━━━ Stored data ━━━
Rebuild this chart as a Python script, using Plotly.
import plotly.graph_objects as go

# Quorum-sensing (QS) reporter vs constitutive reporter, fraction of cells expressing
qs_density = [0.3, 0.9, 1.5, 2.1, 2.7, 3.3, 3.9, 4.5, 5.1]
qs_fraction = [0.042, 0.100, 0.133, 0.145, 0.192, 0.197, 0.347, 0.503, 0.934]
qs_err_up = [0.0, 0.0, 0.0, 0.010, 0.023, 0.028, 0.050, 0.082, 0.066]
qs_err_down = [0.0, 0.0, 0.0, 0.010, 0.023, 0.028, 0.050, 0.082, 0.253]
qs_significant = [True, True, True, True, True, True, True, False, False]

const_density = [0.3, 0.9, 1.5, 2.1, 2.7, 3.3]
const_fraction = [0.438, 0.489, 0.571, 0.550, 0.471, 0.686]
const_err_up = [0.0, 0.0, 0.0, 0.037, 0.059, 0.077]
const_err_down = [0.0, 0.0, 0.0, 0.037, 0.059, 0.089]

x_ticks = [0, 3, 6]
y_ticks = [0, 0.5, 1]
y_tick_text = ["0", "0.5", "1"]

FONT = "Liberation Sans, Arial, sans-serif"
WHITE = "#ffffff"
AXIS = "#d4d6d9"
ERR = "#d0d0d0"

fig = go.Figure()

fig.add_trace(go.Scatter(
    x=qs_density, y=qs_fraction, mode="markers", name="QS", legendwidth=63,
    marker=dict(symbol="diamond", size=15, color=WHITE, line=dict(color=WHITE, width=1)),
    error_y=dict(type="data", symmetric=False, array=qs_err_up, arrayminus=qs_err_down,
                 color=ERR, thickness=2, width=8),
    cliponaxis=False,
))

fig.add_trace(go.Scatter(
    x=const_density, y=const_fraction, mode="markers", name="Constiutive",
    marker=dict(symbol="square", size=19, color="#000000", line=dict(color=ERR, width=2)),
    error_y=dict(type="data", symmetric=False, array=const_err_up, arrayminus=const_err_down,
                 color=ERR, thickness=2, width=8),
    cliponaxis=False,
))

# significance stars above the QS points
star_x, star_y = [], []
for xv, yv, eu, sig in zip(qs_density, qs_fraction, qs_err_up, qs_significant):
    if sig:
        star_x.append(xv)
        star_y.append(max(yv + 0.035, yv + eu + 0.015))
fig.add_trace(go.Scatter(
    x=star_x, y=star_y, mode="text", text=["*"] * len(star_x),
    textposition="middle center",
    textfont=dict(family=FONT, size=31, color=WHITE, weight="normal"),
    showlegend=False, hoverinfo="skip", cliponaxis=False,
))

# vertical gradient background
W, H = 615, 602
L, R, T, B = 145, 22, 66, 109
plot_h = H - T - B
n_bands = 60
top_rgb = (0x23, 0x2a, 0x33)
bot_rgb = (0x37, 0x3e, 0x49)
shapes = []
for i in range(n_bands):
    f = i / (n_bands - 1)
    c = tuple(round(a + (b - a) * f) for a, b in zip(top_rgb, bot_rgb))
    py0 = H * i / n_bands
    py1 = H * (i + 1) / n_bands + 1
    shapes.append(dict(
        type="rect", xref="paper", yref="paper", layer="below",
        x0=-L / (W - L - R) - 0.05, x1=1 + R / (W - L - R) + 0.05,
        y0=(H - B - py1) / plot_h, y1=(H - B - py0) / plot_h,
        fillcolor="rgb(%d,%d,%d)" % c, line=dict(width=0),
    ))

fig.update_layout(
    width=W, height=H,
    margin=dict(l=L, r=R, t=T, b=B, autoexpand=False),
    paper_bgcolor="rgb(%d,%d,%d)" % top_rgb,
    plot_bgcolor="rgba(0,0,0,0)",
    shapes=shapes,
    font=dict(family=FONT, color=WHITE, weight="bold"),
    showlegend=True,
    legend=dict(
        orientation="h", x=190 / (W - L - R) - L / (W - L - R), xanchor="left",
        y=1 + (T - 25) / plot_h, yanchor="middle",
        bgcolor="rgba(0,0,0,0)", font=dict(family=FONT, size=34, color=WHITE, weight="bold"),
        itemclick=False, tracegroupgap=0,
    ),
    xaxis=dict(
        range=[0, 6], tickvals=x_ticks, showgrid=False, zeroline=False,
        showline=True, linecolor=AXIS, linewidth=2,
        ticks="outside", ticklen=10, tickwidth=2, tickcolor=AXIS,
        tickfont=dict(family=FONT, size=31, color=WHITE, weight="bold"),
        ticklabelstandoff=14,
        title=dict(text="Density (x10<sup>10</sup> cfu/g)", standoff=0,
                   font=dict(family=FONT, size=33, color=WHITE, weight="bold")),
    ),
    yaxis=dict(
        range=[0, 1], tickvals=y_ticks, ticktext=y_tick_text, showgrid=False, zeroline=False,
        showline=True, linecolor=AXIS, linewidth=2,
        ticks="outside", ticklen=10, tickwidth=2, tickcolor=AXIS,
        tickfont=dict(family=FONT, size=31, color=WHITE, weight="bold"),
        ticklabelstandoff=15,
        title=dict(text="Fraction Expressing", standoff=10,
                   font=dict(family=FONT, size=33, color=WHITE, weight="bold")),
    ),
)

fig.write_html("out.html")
━━━
What is being asked -
Extract the full listing above without alteration.

Reply -
Rebuild this chart as a Python script, using Plotly.
import plotly.graph_objects as go

# Quorum-sensing (QS) reporter vs constitutive reporter, fraction of cells expressing
qs_density = [0.3, 0.9, 1.5, 2.1, 2.7, 3.3, 3.9, 4.5, 5.1]
qs_fraction = [0.042, 0.100, 0.133, 0.145, 0.192, 0.197, 0.347, 0.503, 0.934]
qs_err_up = [0.0, 0.0, 0.0, 0.010, 0.023, 0.028, 0.050, 0.082, 0.066]
qs_err_down = [0.0, 0.0, 0.0, 0.010, 0.023, 0.028, 0.050, 0.082, 0.253]
qs_significant = [True, True, True, True, True, True, True, False, False]

const_density = [0.3, 0.9, 1.5, 2.1, 2.7, 3.3]
const_fraction = [0.438, 0.489, 0.571, 0.550, 0.471, 0.686]
const_err_up = [0.0, 0.0, 0.0, 0.037, 0.059, 0.077]
const_err_down = [0.0, 0.0, 0.0, 0.037, 0.059, 0.089]

x_ticks = [0, 3, 6]
y_ticks = [0, 0.5, 1]
y_tick_text = ["0", "0.5", "1"]

FONT = "Liberation Sans, Arial, sans-serif"
WHITE = "#ffffff"
AXIS = "#d4d6d9"
ERR = "#d0d0d0"

fig = go.Figure()

fig.add_trace(go.Scatter(
    x=qs_density, y=qs_fraction, mode="markers", name="QS", legendwidth=63,
    marker=dict(symbol="diamond", size=15, color=WHITE, line=dict(color=WHITE, width=1)),
    error_y=dict(type="data", symmetric=False, array=qs_err_up, arrayminus=qs_err_down,
                 color=ERR, thickness=2, width=8),
    cliponaxis=False,
))

fig.add_trace(go.Scatter(
    x=const_density, y=const_fraction, mode="markers", name="Constiutive",
    marker=dict(symbol="square", size=19, color="#000000", line=dict(color=ERR, width=2)),
    error_y=dict(type="data", symmetric=False, array=const_err_up, arrayminus=const_err_down,
                 color=ERR, thickness=2, width=8),
    cliponaxis=False,
))

# significance stars above the QS points
star_x, star_y = [], []
for xv, yv, eu, sig in zip(qs_density, qs_fraction, qs_err_up, qs_significant):
    if sig:
        star_x.append(xv)
        star_y.append(max(yv + 0.035, yv + eu + 0.015))
fig.add_trace(go.Scatter(
    x=star_x, y=star_y, mode="text", text=["*"] * len(star_x),
    textposition="middle center",
    textfont=dict(family=FONT, size=31, color=WHITE, weight="normal"),
    showlegend=False, hoverinfo="skip", cliponaxis=False,
))

# vertical gradient background
W, H = 615, 602
L, R, T, B = 145, 22, 66, 109
plot_h = H - T - B
n_bands = 60
top_rgb = (0x23, 0x2a, 0x33)
bot_rgb = (0x37, 0x3e, 0x49)
shapes = []
for i in range(n_bands):
    f = i / (n_bands - 1)
    c = tuple(round(a + (b - a) * f) for a, b in zip(top_rgb, bot_rgb))
    py0 = H * i / n_bands
    py1 = H * (i + 1) / n_bands + 1
    shapes.append(dict(
        type="rect", xref="paper", yref="paper", layer="below",
        x0=-L / (W - L - R) - 0.05, x1=1 + R / (W - L - R) + 0.05,
        y0=(H - B - py1) / plot_h, y1=(H - B - py0) / plot_h,
        fillcolor="rgb(%d,%d,%d)" % c, line=dict(width=0),
    ))

fig.update_layout(
    width=W, height=H,
    margin=dict(l=L, r=R, t=T, b=B, autoexpand=False),
    paper_bgcolor="rgb(%d,%d,%d)" % top_rgb,
    plot_bgcolor="rgba(0,0,0,0)",
    shapes=shapes,
    font=dict(family=FONT, color=WHITE, weight="bold"),
    showlegend=True,
    legend=dict(
        orientation="h", x=190 / (W - L - R) - L / (W - L - R), xanchor="left",
        y=1 + (T - 25) / plot_h, yanchor="middle",
        bgcolor="rgba(0,0,0,0)", font=dict(family=FONT, size=34, color=WHITE, weight="bold"),
        itemclick=False, tracegroupgap=0,
    ),
    xaxis=dict(
        range=[0, 6], tickvals=x_ticks, showgrid=False, zeroline=False,
        showline=True, linecolor=AXIS, linewidth=2,
        ticks="outside", ticklen=10, tickwidth=2, tickcolor=AXIS,
        tickfont=dict(family=FONT, size=31, color=WHITE, weight="bold"),
        ticklabelstandoff=14,
        title=dict(text="Density (x10<sup>10</sup> cfu/g)", standoff=0,
                   font=dict(family=FONT, size=33, color=WHITE, weight="bold")),
    ),
    yaxis=dict(
        range=[0, 1], tickvals=y_ticks, ticktext=y_tick_text, showgrid=False, zeroline=False,
        showline=True, linecolor=AXIS, linewidth=2,
        ticks="outside", ticklen=10, tickwidth=2, tickcolor=AXIS,
        tickfont=dict(family=FONT, size=31, color=WHITE, weight="bold"),
        ticklabelstandoff=15,
        title=dict(text="Fraction Expressing", standoff=10,
                   font=dict(family=FONT, size=33, color=WHITE, weight="bold")),
    ),
)

fig.write_html("out.html")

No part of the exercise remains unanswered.